Recent independent studies also failed to confirm a basic relationship between environment and obesity. McPhail et al. found that Canadian adolescents' socioeconomic class or access to fast food did not affect their likelihood to consume fast food. Kim and Leigh established that middle-class US familes were more likely to eat at fast-food restaurants than were lower or higher income individuals, whereas higher income individuals were more likely to eat at full-service restaurants. An and Sturm found that California children and adolescents' proximity to fast-food outlets and convenience stores, and distance from larger grocery stores, is not associated with healthy food consumption or BMI. Lee determined that elementary-school children residing in poorer and minority neighborhoods in the United States had greater access to both fast-food outlets and grocery stores. Food access was also not found to independently predict weight gain in children over time. This access also did not account for socioeconomic and minority differences over time in weight gain, which disadvantaged poorer and minority students. Interestingly, higher income and White majority neighborhoods also have a greater share of fast-food outlets, of all food establishments, compared with minority or poorer neighborhoods. Junk food in schools was not a determinant in the development of obesity by the eighth grade in the United States. A recent study by the US Department of Agriculture asserted that assessments of the affordability of a healthy diet are largely dependent on the metric used to measure food prices. For example, if food is measured by portion, it appears less expensive than if food is measured by weight or calorie.
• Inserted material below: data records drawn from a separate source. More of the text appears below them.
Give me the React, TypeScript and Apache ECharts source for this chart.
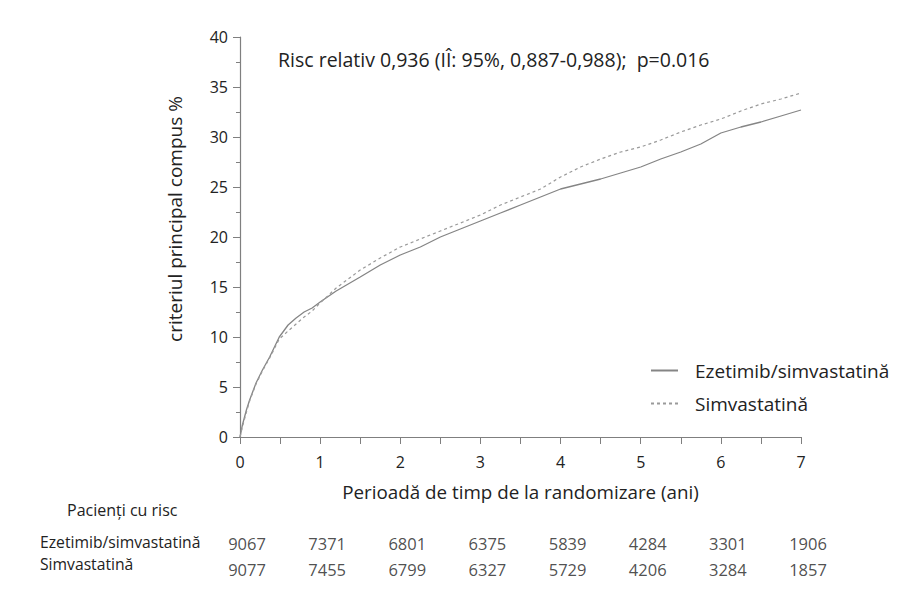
import React, { useEffect, useRef } from "react";
import * as echarts from "echarts";

const timeYears = [0, 0.03, 0.08, 0.12, 0.2, 0.28, 0.37, 0.49, 0.6, 0.7, 0.8, 0.9, 1.0, 1.2, 1.5, 1.75, 2.0, 2.25, 2.5, 2.75, 3.0, 3.25, 3.5, 3.75, 4.0, 4.25, 4.5, 4.75, 5.0, 5.25, 5.5, 5.75, 6.0, 6.25, 6.5, 6.75, 7.0];
const ezetimibValues = [0, 1.2, 2.7, 3.7, 5.4, 6.7, 8.0, 10.0, 11.2, 11.9, 12.5, 12.9, 13.5, 14.6, 16.0, 17.2, 18.2, 19.0, 20.0, 20.8, 21.6, 22.4, 23.2, 24.0, 24.8, 25.3, 25.8, 26.4, 27.0, 27.8, 28.5, 29.3, 30.4, 31.0, 31.5, 32.1, 32.7];
const simvaValues = [0, 1.0, 2.5, 3.6, 5.3, 6.6, 7.9, 9.8, 10.6, 11.3, 12.0, 12.6, 13.4, 14.9, 16.7, 17.9, 19.0, 19.8, 20.6, 21.4, 22.2, 23.2, 24.0, 24.8, 26.0, 27.0, 27.8, 28.5, 29.0, 29.7, 30.5, 31.2, 31.8, 32.6, 33.3, 33.8, 34.4];

const seriesNames = ["Ezetimib/simvastatină", "Simvastatină"];
const riskYears = [0, 1, 2, 3, 4, 5, 6, 7];
const riskEzetimib = [9067, 7371, 6801, 6375, 5839, 4284, 3301, 1906];
const riskSimva = [9077, 7455, 6799, 6327, 5729, 4206, 3284, 1857];

const titleText = "Risc relativ 0,936 (IÎ: 95%, 0,887-0,988);  p=0.016";
const xAxisTitle = "Perioadă de timp de la randomizare (ani)";
const yAxisTitle = "criteriul principal compus %";
const riskHeader = "Pacienți cu risc";

const FONT = "'Open Sans', 'Noto Sans', sans-serif";
const AXIS_COLOR = "#7f7f7f";
const TEXT_COLOR = "#222";

export default function App() {
  const ref = useRef<HTMLDivElement>(null);
  useEffect(() => {
    if (!ref.current) return;
    const chart = echarts.init(ref.current, undefined, { renderer: "svg" });
    const pair = (xs: number[], ys: number[]) => xs.map((x, i) => [x, ys[i]]);
    const riskLabel = (p: any) => String(p.value[2]);
    const legendCommon = {
      left: 645,
      itemWidth: 27,
      itemHeight: 10,
      itemStyle: { opacity: 0 },
      textStyle: { fontSize: 19, color: TEXT_COLOR, fontFamily: FONT, padding: [0, 0, 0, 12] },
      selectedMode: false,
    };
    chart.setOption({
      animation: false,
      backgroundColor: "#fff",
      textStyle: { fontFamily: FONT },
      grid: [
        { left: 240, right: 120, top: 37, bottom: 165 },
        { left: 247, right: 113, top: 530, height: 52 },
      ],
      xAxis: [
        {
          type: "value",
          gridIndex: 0,
          min: 0,
          max: 7,
          interval: 1,
          name: xAxisTitle,
          nameLocation: "middle",
          nameGap: 45,
          nameTextStyle: { fontSize: 18.8, color: TEXT_COLOR, fontFamily: FONT },
          axisLine: { show: true, lineStyle: { color: AXIS_COLOR, width: 1.2 } },
          axisTick: { show: true, length: 7, inside: false, lineStyle: { color: AXIS_COLOR } },
          minorTick: { show: true, splitNumber: 2, length: 7, lineStyle: { color: AXIS_COLOR } },
          axisLabel: { fontSize: 16, color: TEXT_COLOR, margin: 17, fontFamily: FONT },
          splitLine: { show: false },
        },
        {
          type: "value",
          gridIndex: 1,
          min: 0,
          max: 7,
          show: false,
        },
      ],
      yAxis: [
        {
          type: "value",
          gridIndex: 0,
          min: 0,
          max: 40,
          interval: 5,
          axisLine: { show: true, lineStyle: { color: AXIS_COLOR, width: 1.2 } },
          axisTick: { show: true, length: 7, lineStyle: { color: AXIS_COLOR } },
          minorTick: { show: true, splitNumber: 2, length: 4, lineStyle: { color: AXIS_COLOR } },
          axisLabel: { fontSize: 16, color: TEXT_COLOR, margin: 12, fontFamily: FONT },
          splitLine: { show: false },
        },
        {
          type: "category",
          gridIndex: 1,
          data: ["Simvastatină", "Ezetimib/simvastatină"],
          show: false,
        },
      ],
      legend: [
        { ...legendCommon, data: [seriesNames[0]], top: 356 },
        { ...legendCommon, data: [seriesNames[1]], top: 389 },
      ],
      series: [
        {
          name: seriesNames[0],
          type: "line",
          xAxisIndex: 0,
          yAxisIndex: 0,
          data: pair(timeYears, ezetimibValues),
          showSymbol: false,
          symbol: "none",
          lineStyle: { color: "#858585", width: 1.3, type: "solid" },
          itemStyle: { color: "#858585" },
        },
        {
          name: seriesNames[1],
          type: "line",
          xAxisIndex: 0,
          yAxisIndex: 0,
          data: pair(timeYears, simvaValues),
          showSymbol: false,
          symbol: "none",
          lineStyle: { color: "#9a9a9a", width: 1.2, type: [3, 3] },
          itemStyle: { color: "#9a9a9a" },
        },
        {
          name: "risk1",
          type: "scatter",
          xAxisIndex: 1,
          yAxisIndex: 1,
          symbolSize: 0,
          data: riskYears.map((y, i) => [y, "Ezetimib/simvastatină", riskEzetimib[i]]),
          label: { show: true, position: "inside", formatter: riskLabel, fontSize: 16.5, color: TEXT_COLOR, fontFamily: FONT },
          silent: true,
        },
        {
          name: "risk2",
          type: "scatter",
          xAxisIndex: 1,
          yAxisIndex: 1,
          symbolSize: 0,
          data: riskYears.map((y, i) => [y, "Simvastatină", riskSimva[i]]),
          label: { show: true, position: "inside", formatter: riskLabel, fontSize: 16.5, color: TEXT_COLOR, fontFamily: FONT },
          silent: true,
        },
      ],
      graphic: [
        {
          type: "text",
          left: 278,
          top: 49,
          style: { text: titleText, fontSize: 19.5, fill: TEXT_COLOR, fontFamily: FONT },
        },
        {
          type: "text",
          x: 175,
          y: 219,
          rotation: Math.PI / 2,
          style: { text: yAxisTitle, fontSize: 19, fill: TEXT_COLOR, fontFamily: FONT, align: "center", verticalAlign: "middle" },
        },
        {
          type: "text",
          left: 67,
          top: 502,
          style: { text: riskHeader, fontSize: 16, fill: TEXT_COLOR, fontFamily: FONT },
        },
        {
          type: "text",
          left: 40,
          top: 534,
          style: { text: seriesNames[0], fontSize: 15.7, fill: TEXT_COLOR, fontFamily: FONT },
        },
        {
          type: "text",
          left: 40,
          top: 556,
          style: { text: seriesNames[1], fontSize: 15.7, fill: TEXT_COLOR, fontFamily: FONT },
        },
      ],
    });
    return () => chart.dispose();
  }, []);
  return <div ref={ref} style={{ position: "absolute", left: 0, top: 0, width: 921, height: 602 }} />;
}
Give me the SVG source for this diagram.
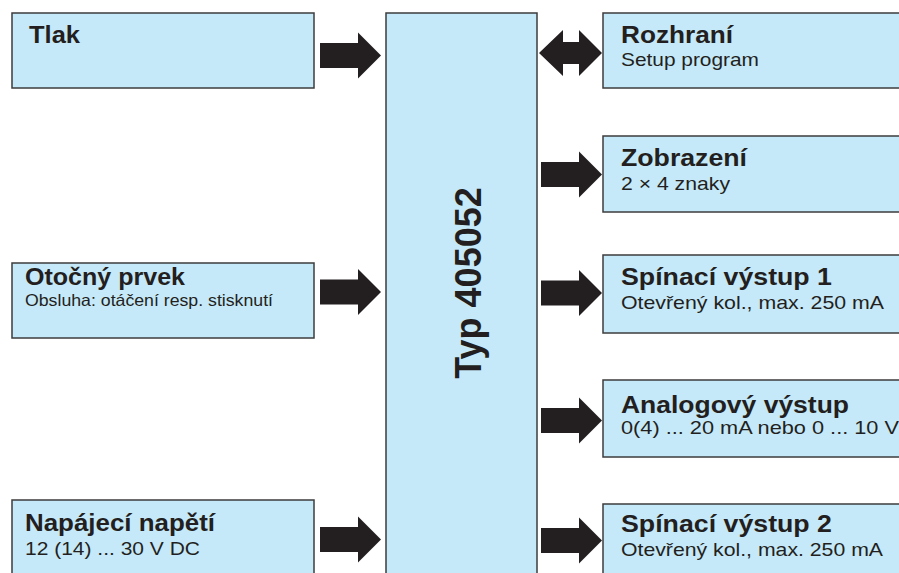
<svg xmlns="http://www.w3.org/2000/svg" width="899" height="573" viewBox="0 0 899 573">
<style>
.box{fill:#c6e9f9;stroke:#3c3c3c;stroke-width:1.5}
.arr{fill:#231f20}
.t{font-family:"Liberation Sans",Arial,sans-serif;font-weight:bold;font-size:23px;fill:#231f20}
.s{font-family:"Liberation Sans",Arial,sans-serif;font-size:18.5px;fill:#231f20}
.s2{font-family:"Liberation Sans",Arial,sans-serif;font-size:16.5px;fill:#231f20}
.big{font-family:"Liberation Sans",Arial,sans-serif;font-weight:bold;font-size:36px;fill:#231f20}
</style>
<defs>
<path id="ra" d="M0,-12.5 H38 V-23 L61,0 L38,23 V12.5 H0 Z"/>
</defs>
<rect width="899" height="573" fill="#ffffff"/>
<g id="tlak"><rect class="box" x="12" y="13" width="302" height="75"/><text class="t" x="29" y="43" textLength="51" lengthAdjust="spacingAndGlyphs">Tlak</text></g>
<g id="otocny"><rect class="box" x="12" y="263" width="302" height="75"/><text class="t" x="25" y="285" textLength="160" lengthAdjust="spacingAndGlyphs">Otočný prvek</text><text class="s2" x="25" y="306" textLength="248" lengthAdjust="spacingAndGlyphs">Obsluha: otáčení resp. stisknutí</text></g>
<g id="napajeci"><rect class="box" x="12" y="500" width="302" height="90"/><text class="t" x="25" y="531" textLength="190" lengthAdjust="spacingAndGlyphs">Napájecí napětí</text><text class="s" x="25" y="555" textLength="175" lengthAdjust="spacingAndGlyphs">12 (14) ... 30 V DC</text></g>
<g id="typ"><rect class="box" x="386" y="13" width="151" height="580"/><text class="big" transform="translate(481,283) rotate(-90)" text-anchor="middle">Typ 405052</text></g>
<g id="rozhrani"><rect class="box" x="603" y="13" width="310" height="75"/><text class="t" x="621" y="43" textLength="112" lengthAdjust="spacingAndGlyphs">Rozhraní</text><text class="s" x="621" y="66" textLength="138" lengthAdjust="spacingAndGlyphs">Setup program</text></g>
<g id="zobrazeni"><rect class="box" x="603" y="136" width="310" height="76"/><text class="t" x="621" y="166" textLength="126" lengthAdjust="spacingAndGlyphs">Zobrazení</text><text class="s" x="621" y="190" textLength="109" lengthAdjust="spacingAndGlyphs">2 × 4 znaky</text></g>
<g id="spinaci1"><rect class="box" x="603" y="255" width="310" height="78"/><text class="t" x="621" y="285" textLength="211" lengthAdjust="spacingAndGlyphs">Spínací výstup 1</text><text class="s" x="621" y="309" textLength="263" lengthAdjust="spacingAndGlyphs">Otevřený kol., max. 250 mA</text></g>
<g id="analogovy"><rect class="box" x="603" y="380" width="310" height="77"/><text class="t" x="621" y="413" textLength="228" lengthAdjust="spacingAndGlyphs">Analogový výstup</text><text class="s" x="621" y="434" textLength="278" lengthAdjust="spacingAndGlyphs">0(4) ... 20 mA nebo 0 ... 10 V</text></g>
<g id="spinaci2"><rect class="box" x="603" y="504" width="310" height="80"/><text class="t" x="621" y="532" textLength="211" lengthAdjust="spacingAndGlyphs">Spínací výstup 2</text><text class="s" x="621" y="556" textLength="262" lengthAdjust="spacingAndGlyphs">Otevřený kol., max. 250 mA</text></g>
<g id="connectors" class="arr">
<use href="#ra" x="320" y="55.5"/>
<use href="#ra" x="320" y="292"/>
<use href="#ra" x="320" y="539.5"/>
<path d="M539,53 L563,30 V42 H579 V30 L602,53 L579,76 V64 H563 V76 Z"/>
<use href="#ra" x="541" y="174.5"/>
<use href="#ra" x="541" y="293"/>
<use href="#ra" x="541" y="420.5"/>
<use href="#ra" x="541" y="540.5"/>
</g>
</svg>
Ethical Considerations of Environmental Reforms


Ethical implications of broad-based antiobesogenic environmental reforms are also essential to consider. As limited interventions have been implemented, this involves considering their potential implications on target audiences based on proposed projects and deployed rhetoric. Broad alterations to the environment may increase stigma on obese individuals who do not lose weight, despite these environmental modifications. Should individuals not lose weight despite environmental reforms, this might be viewed as proof that their obesity is the result of an unwillingness to practice healthy choices. Such stigma may contribute to poorer health outcomes. Obesogenic environment approaches may contribute to a homogenizing view of lower-income lifestyles and the perception of lower-income individuals as passive and lacking in agency. Furthermore, this view may serve as a mask for gender-, race-, or socioeconomic-based discrimination and essentialist arguments, and the moralization of a health issue. The obesogenic environment rationale has also been criticized as being overly simplistic and dismissive of the role of neoliberalism, its systematic overproduction and overconsumption, and consequent societal anxieties and values. Importantly, broad-based reforms may become increasingly invasive and truly limit the freedom of choice of individuals. A compelling argument can be made for the type of environmental restructuring proposed by obesogenic environment arguments, without relying on mobilizing fear of fat to support their institution. By focusing on other measures of health and well-being, or sustainability, livability, and accessibility, valuable and legitimately effective reforms could be undertaken. In summary, limited evidence suggests that environment affects obesity prevalence in a direct, simplistic manner, and reforms based on restructuring particular environments to remedy obesity rates have important ethical implications. Furthermore, as the empirical evidence suggests, none of these actions may necessarily result in thinner populations.